SHORT PROBLEM: Would you transcribe the whole listing exactly, minus its pictures?
++++ DATA BLOCK ++++
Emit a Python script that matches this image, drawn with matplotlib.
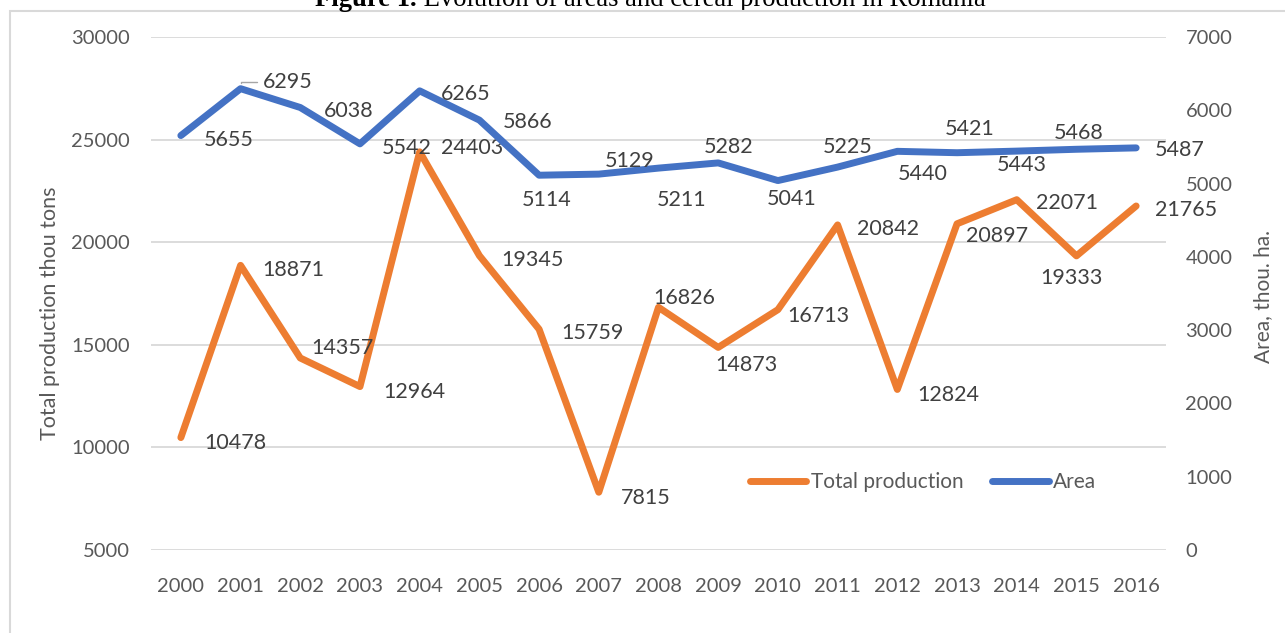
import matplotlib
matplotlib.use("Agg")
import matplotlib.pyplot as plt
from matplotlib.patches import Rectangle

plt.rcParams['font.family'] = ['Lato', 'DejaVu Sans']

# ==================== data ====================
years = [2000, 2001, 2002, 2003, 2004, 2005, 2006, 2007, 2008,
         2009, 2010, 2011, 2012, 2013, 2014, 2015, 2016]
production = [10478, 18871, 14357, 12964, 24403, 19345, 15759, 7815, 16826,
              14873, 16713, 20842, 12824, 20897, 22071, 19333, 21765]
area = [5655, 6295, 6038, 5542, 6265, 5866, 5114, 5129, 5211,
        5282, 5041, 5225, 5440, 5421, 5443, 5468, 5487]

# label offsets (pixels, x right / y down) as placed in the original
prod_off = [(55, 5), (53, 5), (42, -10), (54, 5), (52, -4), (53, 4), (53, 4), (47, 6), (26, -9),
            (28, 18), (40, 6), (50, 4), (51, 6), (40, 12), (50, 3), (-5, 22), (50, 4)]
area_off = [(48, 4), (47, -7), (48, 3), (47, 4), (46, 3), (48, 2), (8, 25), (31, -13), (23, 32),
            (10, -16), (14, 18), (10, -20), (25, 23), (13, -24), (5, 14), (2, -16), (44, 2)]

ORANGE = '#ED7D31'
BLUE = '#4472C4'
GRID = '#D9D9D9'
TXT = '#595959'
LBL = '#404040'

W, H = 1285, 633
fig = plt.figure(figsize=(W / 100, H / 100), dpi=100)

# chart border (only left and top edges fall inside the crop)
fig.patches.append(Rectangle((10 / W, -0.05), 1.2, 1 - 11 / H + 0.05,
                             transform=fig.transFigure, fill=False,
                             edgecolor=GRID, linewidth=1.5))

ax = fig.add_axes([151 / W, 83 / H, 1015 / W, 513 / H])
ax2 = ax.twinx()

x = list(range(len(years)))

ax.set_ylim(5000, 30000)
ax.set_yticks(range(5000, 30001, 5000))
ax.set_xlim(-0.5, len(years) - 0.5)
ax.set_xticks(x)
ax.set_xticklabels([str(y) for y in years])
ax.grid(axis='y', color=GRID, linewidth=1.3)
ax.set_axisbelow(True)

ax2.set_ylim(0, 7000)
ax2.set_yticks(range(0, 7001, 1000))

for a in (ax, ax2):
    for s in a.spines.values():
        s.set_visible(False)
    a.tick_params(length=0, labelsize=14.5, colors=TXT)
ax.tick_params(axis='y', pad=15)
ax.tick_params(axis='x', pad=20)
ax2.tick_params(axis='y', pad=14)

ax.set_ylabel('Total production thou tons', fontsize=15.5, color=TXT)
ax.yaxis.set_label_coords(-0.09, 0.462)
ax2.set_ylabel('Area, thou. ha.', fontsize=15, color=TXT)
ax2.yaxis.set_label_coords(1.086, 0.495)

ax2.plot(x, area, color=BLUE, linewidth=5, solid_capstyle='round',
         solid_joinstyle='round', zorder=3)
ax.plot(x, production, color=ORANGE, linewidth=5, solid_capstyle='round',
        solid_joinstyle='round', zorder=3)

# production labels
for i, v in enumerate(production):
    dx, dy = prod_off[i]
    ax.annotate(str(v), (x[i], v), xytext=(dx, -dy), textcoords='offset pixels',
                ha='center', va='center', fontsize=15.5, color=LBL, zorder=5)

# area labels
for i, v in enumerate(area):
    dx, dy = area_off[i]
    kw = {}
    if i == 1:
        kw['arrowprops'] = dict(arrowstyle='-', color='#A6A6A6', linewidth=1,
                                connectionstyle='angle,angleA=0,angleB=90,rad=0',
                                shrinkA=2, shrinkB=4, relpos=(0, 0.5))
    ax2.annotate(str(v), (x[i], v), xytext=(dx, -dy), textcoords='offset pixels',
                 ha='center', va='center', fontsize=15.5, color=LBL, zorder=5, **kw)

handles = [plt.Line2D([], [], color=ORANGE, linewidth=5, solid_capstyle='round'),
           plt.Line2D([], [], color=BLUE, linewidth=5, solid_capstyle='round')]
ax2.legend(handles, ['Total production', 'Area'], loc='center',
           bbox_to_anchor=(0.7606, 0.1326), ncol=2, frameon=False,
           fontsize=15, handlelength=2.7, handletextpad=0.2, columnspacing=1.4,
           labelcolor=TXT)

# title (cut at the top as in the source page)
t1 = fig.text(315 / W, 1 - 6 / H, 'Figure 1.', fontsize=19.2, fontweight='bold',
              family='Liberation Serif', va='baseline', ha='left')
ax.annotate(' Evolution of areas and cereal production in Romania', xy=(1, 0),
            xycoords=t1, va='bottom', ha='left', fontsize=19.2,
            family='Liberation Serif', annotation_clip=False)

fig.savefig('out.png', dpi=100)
++++
TASK SOLUTION:
Emit a Python script that matches this image, drawn with matplotlib.
import matplotlib
matplotlib.use("Agg")
import matplotlib.pyplot as plt
from matplotlib.patches import Rectangle

plt.rcParams['font.family'] = ['Lato', 'DejaVu Sans']

# ==================== data ====================
years = [2000, 2001, 2002, 2003, 2004, 2005, 2006, 2007, 2008,
         2009, 2010, 2011, 2012, 2013, 2014, 2015, 2016]
production = [10478, 18871, 14357, 12964, 24403, 19345, 15759, 7815, 16826,
              14873, 16713, 20842, 12824, 20897, 22071, 19333, 21765]
area = [5655, 6295, 6038, 5542, 6265, 5866, 5114, 5129, 5211,
        5282, 5041, 5225, 5440, 5421, 5443, 5468, 5487]

# label offsets (pixels, x right / y down) as placed in the original
prod_off = [(55, 5), (53, 5), (42, -10), (54, 5), (52, -4), (53, 4), (53, 4), (47, 6), (26, -9),
            (28, 18), (40, 6), (50, 4), (51, 6), (40, 12), (50, 3), (-5, 22), (50, 4)]
area_off = [(48, 4), (47, -7), (48, 3), (47, 4), (46, 3), (48, 2), (8, 25), (31, -13), (23, 32),
            (10, -16), (14, 18), (10, -20), (25, 23), (13, -24), (5, 14), (2, -16), (44, 2)]

ORANGE = '#ED7D31'
BLUE = '#4472C4'
GRID = '#D9D9D9'
TXT = '#595959'
LBL = '#404040'

W, H = 1285, 633
fig = plt.figure(figsize=(W / 100, H / 100), dpi=100)

# chart border (only left and top edges fall inside the crop)
fig.patches.append(Rectangle((10 / W, -0.05), 1.2, 1 - 11 / H + 0.05,
                             transform=fig.transFigure, fill=False,
                             edgecolor=GRID, linewidth=1.5))

ax = fig.add_axes([151 / W, 83 / H, 1015 / W, 513 / H])
ax2 = ax.twinx()

x = list(range(len(years)))

ax.set_ylim(5000, 30000)
ax.set_yticks(range(5000, 30001, 5000))
ax.set_xlim(-0.5, len(years) - 0.5)
ax.set_xticks(x)
ax.set_xticklabels([str(y) for y in years])
ax.grid(axis='y', color=GRID, linewidth=1.3)
ax.set_axisbelow(True)

ax2.set_ylim(0, 7000)
ax2.set_yticks(range(0, 7001, 1000))

for a in (ax, ax2):
    for s in a.spines.values():
        s.set_visible(False)
    a.tick_params(length=0, labelsize=14.5, colors=TXT)
ax.tick_params(axis='y', pad=15)
ax.tick_params(axis='x', pad=20)
ax2.tick_params(axis='y', pad=14)

ax.set_ylabel('Total production thou tons', fontsize=15.5, color=TXT)
ax.yaxis.set_label_coords(-0.09, 0.462)
ax2.set_ylabel('Area, thou. ha.', fontsize=15, color=TXT)
ax2.yaxis.set_label_coords(1.086, 0.495)

ax2.plot(x, area, color=BLUE, linewidth=5, solid_capstyle='round',
         solid_joinstyle='round', zorder=3)
ax.plot(x, production, color=ORANGE, linewidth=5, solid_capstyle='round',
        solid_joinstyle='round', zorder=3)

# production labels
for i, v in enumerate(production):
    dx, dy = prod_off[i]
    ax.annotate(str(v), (x[i], v), xytext=(dx, -dy), textcoords='offset pixels',
                ha='center', va='center', fontsize=15.5, color=LBL, zorder=5)

# area labels
for i, v in enumerate(area):
    dx, dy = area_off[i]
    kw = {}
    if i == 1:
        kw['arrowprops'] = dict(arrowstyle='-', color='#A6A6A6', linewidth=1,
                                connectionstyle='angle,angleA=0,angleB=90,rad=0',
                                shrinkA=2, shrinkB=4, relpos=(0, 0.5))
    ax2.annotate(str(v), (x[i], v), xytext=(dx, -dy), textcoords='offset pixels',
                 ha='center', va='center', fontsize=15.5, color=LBL, zorder=5, **kw)

handles = [plt.Line2D([], [], color=ORANGE, linewidth=5, solid_capstyle='round'),
           plt.Line2D([], [], color=BLUE, linewidth=5, solid_capstyle='round')]
ax2.legend(handles, ['Total production', 'Area'], loc='center',
           bbox_to_anchor=(0.7606, 0.1326), ncol=2, frameon=False,
           fontsize=15, handlelength=2.7, handletextpad=0.2, columnspacing=1.4,
           labelcolor=TXT)

# title (cut at the top as in the source page)
t1 = fig.text(315 / W, 1 - 6 / H, 'Figure 1.', fontsize=19.2, fontweight='bold',
              family='Liberation Serif', va='baseline', ha='left')
ax.annotate(' Evolution of areas and cereal production in Romania', xy=(1, 0),
            xycoords=t1, va='bottom', ha='left', fontsize=19.2,
            family='Liberation Serif', annotation_clip=False)

fig.savefig('out.png', dpi=100)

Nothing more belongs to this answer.